FloridaMiami Herald – Florida City could be home to Miami Dade’s next poker room and, with time, slot machines, under a loophole in the law affirmed Tuesday by a state appeals court.

The decision by the First District Court of Appeal in Tallahassee overruled state regulators and said that Magic City Casino’s parent company, West Flagler Associates, is eligible to obtain a summer jai alai permit that could also open the door to expanded gambling.

Because of a loophole in state law, West Flagler is required to obtain the jai alai permit and then operate just a single jai alai game to be eligible for a poker room. After two years, it could become eligible for a slot machine license in Miami Dade County.

Isadore Havenick, West Flagler owner and vice president, said the company has an option to buy a piece of property in Florida City and, if state Division of Pari-Mutuel Wagering grants the summer jai alai permit as expected, the company plans to build a poker room and jai alai fronton near Homestead there.

As for building a new casino, “we honestly haven’t thought that far in advance,” Havenick told the Herald/Times. “Now, it’s a poker room and a jai alai fronton and, hopefully, we’ll be allowed to build that if the division allows us.”
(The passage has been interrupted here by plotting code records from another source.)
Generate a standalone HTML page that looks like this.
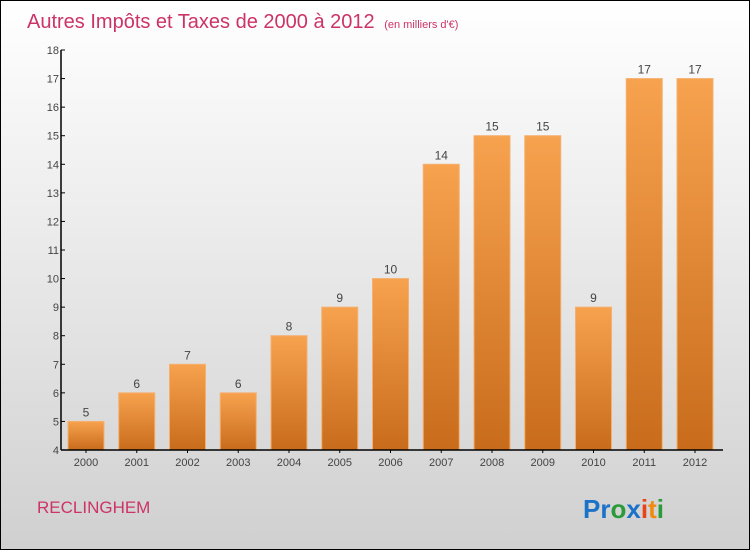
<!DOCTYPE html>
<html><head><meta charset="utf-8"><style>
body{margin:0;width:750px;height:550px;overflow:hidden}
#c{position:relative;width:748px;height:548px;border:1px solid #000;background:linear-gradient(#ffffff,#d0d0d0);font-family:"Liberation Sans",sans-serif}
</style></head><body>
<div id="c">
<svg id="s" width="748" height="548">
<defs><linearGradient id="g" x1="0" y1="0" x2="0" y2="1"><stop offset="0" stop-color="#f7a24e"/><stop offset="1" stop-color="#c86c1c"/></linearGradient></defs>
<text x="26" y="27" font-size="20" fill="#cc3366">Autres Impôts et Taxes de 2000 à 2012 <tspan font-size="11" dx="4">(en milliers d'€)</tspan></text>
<text x="36" y="512" font-size="17" fill="#cc3366">RECLINGHEM</text>
<text x="582" y="517" font-size="26" font-weight="bold"><tspan fill="#1a73c8">Pr</tspan><tspan fill="#2a9a3a">o</tspan><tspan fill="#1a73c8">x</tspan><tspan fill="#e8441a">i</tspan><tspan fill="#f08a10">t</tspan><tspan fill="#2a9a3a">i</tspan></text>
<g id="plot"></g>
</svg></div>
<script>
const categories=["2000","2001","2002","2003","2004","2005","2006","2007","2008","2009","2010","2011","2012"];
const values=[5,6,7,6,8,9,10,14,15,15,9,17,17];
const yTicks=[4,5,6,7,8,9,10,11,12,13,14,15,16,17,18];
const ns="http://www.w3.org/2000/svg";
const p=document.getElementById("plot");
const y0=449,yTop=49,vMin=4,vMax=18,x0=60,step=50.75,first=85,bw=36;
const Y=v=>y0-(v-vMin)*(y0-yTop)/(vMax-vMin);
const X=i=>first+i*step;
function mk(t,a){const e=document.createElementNS(ns,t);for(const k in a)e.setAttribute(k,a[k]);p.appendChild(e);return e;}
categories.forEach((c,i)=>{
 const r=mk("rect",{x:X(i)-bw/2,y:Y(values[i]),width:bw,height:y0-Y(values[i]),fill:"url(#g)",stroke:"#f4b070","stroke-width":1});
 
 
 const t=mk("text",{x:X(i),y:Y(values[i])-5,"text-anchor":"middle","font-size":12,fill:"#444"});t.textContent=values[i];
 
 
 const l=mk("text",{x:X(i),y:y0+16,"text-anchor":"middle","font-size":11,fill:"#444"});l.textContent=c;
 
 
 mk("line",{x1:X(i),x2:X(i),y1:y0,y2:y0+3,stroke:"#000"});
});
yTicks.forEach(v=>{
 mk("line",{x1:x0,x2:x0+4,y1:Y(v),y2:Y(v),stroke:"#000"});
 const t=mk("text",{x:x0-2,y:Y(v)+4,"text-anchor":"end","font-size":11,fill:"#444"});t.textContent=v;
 
 
});
const ya=mk("line",{x1:x0,x2:x0,y1:yTop,y2:y0,stroke:"#000","stroke-width":1.5});


const xa=mk("line",{x1:x0,x2:722,y1:y0,y2:y0,stroke:"#000","stroke-width":1.5});


</script>
</body></html>
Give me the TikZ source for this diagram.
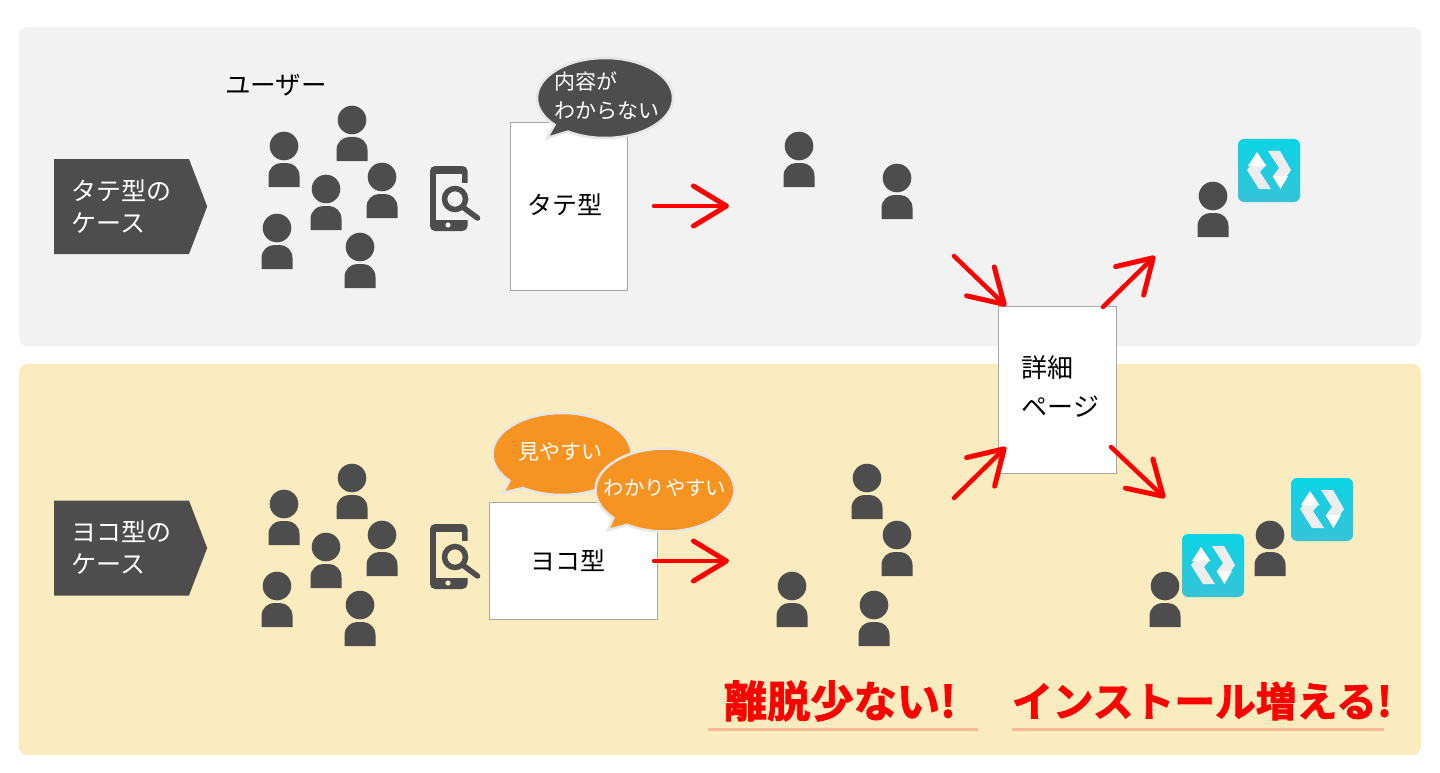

West Flagler Associates received a summer jai alai permit in 2011 after the company’s attorney, John Lockwood, uncovered a never-used loophole in a 30-year-old pari-mutuel law. The law allows a summer permit to be awarded to the lowest-performing pari-mutuel in a county. Hialeah Park had the lowest racing handle of the county’s pari-mutuels in the 2011-12 fiscal year but it declined the option for the permit, so West Flagler became the next one eligible.

The company applied for a second permit in 2012, but the Department of Business and Professional Regulation ruled that company was eligible for only one permit every two years. West Flagler Associates said the law was intended to be a rolling two-year period and the same rule should apply in 2012 as applied in 2011. The appeals court upheld that argument.